=== What needs to be done ===
Repeat what the lines below say, word for word, and skip every image.

=== Data section ===

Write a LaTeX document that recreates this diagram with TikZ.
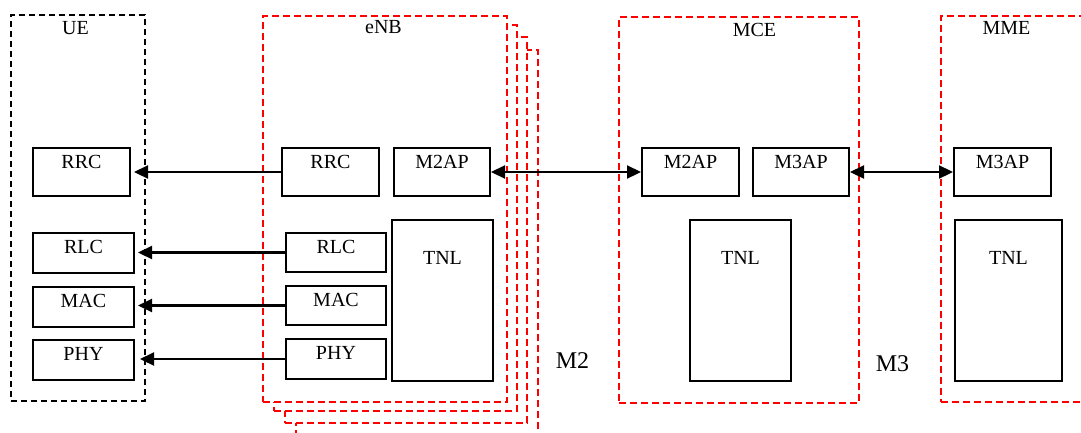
\documentclass[tikz,border=0pt]{standalone}
\usepackage{fontspec}
\setmainfont{Liberation Serif}
\usetikzlibrary{arrows.meta,calc}
\newcommand\fsmain{\fontsize{20}{22}\selectfont}
\newcommand\fsbig{\fontsize{24}{26}\selectfont}
\tikzset{
  blk/.style={draw, line width=2pt, inner sep=0pt, anchor=north west, font=\fsmain, text height=20pt},
  redbox/.style={draw=red, fill=white, line width=2pt, dash pattern=on 7pt off 4pt, inner sep=0pt, anchor=north west},
  blackbox/.style={draw=black, line width=2pt, dash pattern=on 6pt off 4pt, inner sep=0pt, anchor=north west},
  lbl/.style={anchor=base, font=\fsmain, inner sep=0pt},
  biglbl/.style={anchor=base, font=\fsbig, inner sep=0pt},
  arr/.style={line width=2.2pt, -{Triangle[length=14pt,width=13pt]}},
  darr/.style={line width=2.2pt, {Triangle[length=14pt,width=13pt]}-{Triangle[length=14pt,width=13pt]}},
}
\begin{document}
\begin{tikzpicture}[x=1pt,y=-1pt]
\useasboundingbox (0,0) rectangle (1081,432);

% UE container
\node[blackbox, minimum width=134pt, minimum height=386pt] (ue) at (10,14) {};
\node[lbl] (uelbl) at (75.5,34) {UE};

% eNB stacked containers
\node[redbox, minimum width=242pt, minimum height=390pt] (enb4) at (295,49) {};
\node[redbox, minimum width=242pt, minimum height=386pt] (enb3) at (284,36) {};
\node[redbox, minimum width=243pt, minimum height=386pt] (enb2) at (273,24) {};
\node[redbox, minimum width=244pt, minimum height=386pt] (enb) at (262,15) {};
\node[lbl] (enblbl) at (383.5,33) {eNB};

% MCE container
\node[redbox, minimum width=240pt, minimum height=386pt] (mce) at (618,16) {};
\node[lbl] (mcelbl) at (754.5,36) {MCE};

% MME container
\node[redbox, minimum width=160pt, minimum height=386pt] (mme) at (940,15) {};
\node[lbl] (mmelbl) at (1006.5,34) {MME};

% UE blocks
\node[blk, minimum width=97pt, text depth=28pt] (ueRRC) at (32,147) {RRC};
\node[blk, minimum width=101pt, text depth=20pt] (ueRLC) at (32,232) {RLC};
\node[blk, minimum width=101pt, text depth=20pt] (ueMAC) at (32,286) {MAC};
\node[blk, minimum width=101pt, text depth=20pt] (uePHY) at (32,339) {PHY};

% eNB blocks
\node[blk, minimum width=97pt, text depth=28pt] (enbRRC) at (281,147) {RRC};
\node[blk, minimum width=96pt, text depth=28pt] (enbM2AP) at (393,147) {M2AP};
\node[blk, minimum width=100pt, text depth=19pt] (enbRLC) at (285,232) {RLC};
\node[blk, minimum width=100pt, text depth=19pt] (enbMAC) at (285,285) {MAC};
\node[blk, minimum width=100pt, text depth=20pt] (enbPHY) at (285,338) {PHY};
\node[blk, minimum width=101pt, text height=44pt, text depth=117pt] (enbTNL) at (391,219) {TNL};

% MCE blocks
\node[blk, minimum width=97pt, text depth=28pt] (mceM2AP) at (641,147) {M2AP};
\node[blk, minimum width=96pt, text depth=28pt] (mceM3AP) at (752,147) {M3AP};
\node[blk, minimum width=101pt, text height=44pt, text depth=117pt] (mceTNL) at (689,219) {TNL};

% MME blocks
\node[blk, minimum width=97pt, text depth=28pt] (mmeM3AP) at (953,147) {M3AP};
\node[blk, minimum width=107pt, text height=44pt, text depth=117pt] (mmeTNL) at (954,219) {TNL};

% interface labels
\node[biglbl] (m2lbl) at (572.5,368) {M2};
\node[biglbl] (m3lbl) at (892.5,371) {M3};

% connectors
\draw[arr] (enbRRC.west) -- ($(enbRRC.west -| ueRRC.east)+(3,0)$);
\draw[arr] (enbRLC.west) -- ($(enbRLC.west -| ueRLC.east)+(3,0)$);
\draw[arr] (enbMAC.west) -- ($(enbMAC.west -| ueMAC.east)+(3,0)$);
\draw[arr] (enbPHY.west) -- ($(enbPHY.west -| uePHY.east)+(5,0)$);
\draw[darr] (enbM2AP.east) -- (mceM2AP.west);
\draw[darr] (mceM3AP.east) -- (mmeM3AP.west);
\end{tikzpicture}
\end{document}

=== Problem solution ===
Write a LaTeX document that recreates this diagram with TikZ.
\documentclass[tikz,border=0pt]{standalone}
\usepackage{fontspec}
\setmainfont{Liberation Serif}
\usetikzlibrary{arrows.meta,calc}
\newcommand\fsmain{\fontsize{20}{22}\selectfont}
\newcommand\fsbig{\fontsize{24}{26}\selectfont}
\tikzset{
  blk/.style={draw, line width=2pt, inner sep=0pt, anchor=north west, font=\fsmain, text height=20pt},
  redbox/.style={draw=red, fill=white, line width=2pt, dash pattern=on 7pt off 4pt, inner sep=0pt, anchor=north west},
  blackbox/.style={draw=black, line width=2pt, dash pattern=on 6pt off 4pt, inner sep=0pt, anchor=north west},
  lbl/.style={anchor=base, font=\fsmain, inner sep=0pt},
  biglbl/.style={anchor=base, font=\fsbig, inner sep=0pt},
  arr/.style={line width=2.2pt, -{Triangle[length=14pt,width=13pt]}},
  darr/.style={line width=2.2pt, {Triangle[length=14pt,width=13pt]}-{Triangle[length=14pt,width=13pt]}},
}
\begin{document}
\begin{tikzpicture}[x=1pt,y=-1pt]
\useasboundingbox (0,0) rectangle (1081,432);

% UE container
\node[blackbox, minimum width=134pt, minimum height=386pt] (ue) at (10,14) {};
\node[lbl] (uelbl) at (75.5,34) {UE};

% eNB stacked containers
\node[redbox, minimum width=242pt, minimum height=390pt] (enb4) at (295,49) {};
\node[redbox, minimum width=242pt, minimum height=386pt] (enb3) at (284,36) {};
\node[redbox, minimum width=243pt, minimum height=386pt] (enb2) at (273,24) {};
\node[redbox, minimum width=244pt, minimum height=386pt] (enb) at (262,15) {};
\node[lbl] (enblbl) at (383.5,33) {eNB};

% MCE container
\node[redbox, minimum width=240pt, minimum height=386pt] (mce) at (618,16) {};
\node[lbl] (mcelbl) at (754.5,36) {MCE};

% MME container
\node[redbox, minimum width=160pt, minimum height=386pt] (mme) at (940,15) {};
\node[lbl] (mmelbl) at (1006.5,34) {MME};

% UE blocks
\node[blk, minimum width=97pt, text depth=28pt] (ueRRC) at (32,147) {RRC};
\node[blk, minimum width=101pt, text depth=20pt] (ueRLC) at (32,232) {RLC};
\node[blk, minimum width=101pt, text depth=20pt] (ueMAC) at (32,286) {MAC};
\node[blk, minimum width=101pt, text depth=20pt] (uePHY) at (32,339) {PHY};

% eNB blocks
\node[blk, minimum width=97pt, text depth=28pt] (enbRRC) at (281,147) {RRC};
\node[blk, minimum width=96pt, text depth=28pt] (enbM2AP) at (393,147) {M2AP};
\node[blk, minimum width=100pt, text depth=19pt] (enbRLC) at (285,232) {RLC};
\node[blk, minimum width=100pt, text depth=19pt] (enbMAC) at (285,285) {MAC};
\node[blk, minimum width=100pt, text depth=20pt] (enbPHY) at (285,338) {PHY};
\node[blk, minimum width=101pt, text height=44pt, text depth=117pt] (enbTNL) at (391,219) {TNL};

% MCE blocks
\node[blk, minimum width=97pt, text depth=28pt] (mceM2AP) at (641,147) {M2AP};
\node[blk, minimum width=96pt, text depth=28pt] (mceM3AP) at (752,147) {M3AP};
\node[blk, minimum width=101pt, text height=44pt, text depth=117pt] (mceTNL) at (689,219) {TNL};

% MME blocks
\node[blk, minimum width=97pt, text depth=28pt] (mmeM3AP) at (953,147) {M3AP};
\node[blk, minimum width=107pt, text height=44pt, text depth=117pt] (mmeTNL) at (954,219) {TNL};

% interface labels
\node[biglbl] (m2lbl) at (572.5,368) {M2};
\node[biglbl] (m3lbl) at (892.5,371) {M3};

% connectors
\draw[arr] (enbRRC.west) -- ($(enbRRC.west -| ueRRC.east)+(3,0)$);
\draw[arr] (enbRLC.west) -- ($(enbRLC.west -| ueRLC.east)+(3,0)$);
\draw[arr] (enbMAC.west) -- ($(enbMAC.west -| ueMAC.east)+(3,0)$);
\draw[arr] (enbPHY.west) -- ($(enbPHY.west -| uePHY.east)+(5,0)$);
\draw[darr] (enbM2AP.east) -- (mceM2AP.west);
\draw[darr] (mceM3AP.east) -- (mmeM3AP.west);
\end{tikzpicture}
\end{document}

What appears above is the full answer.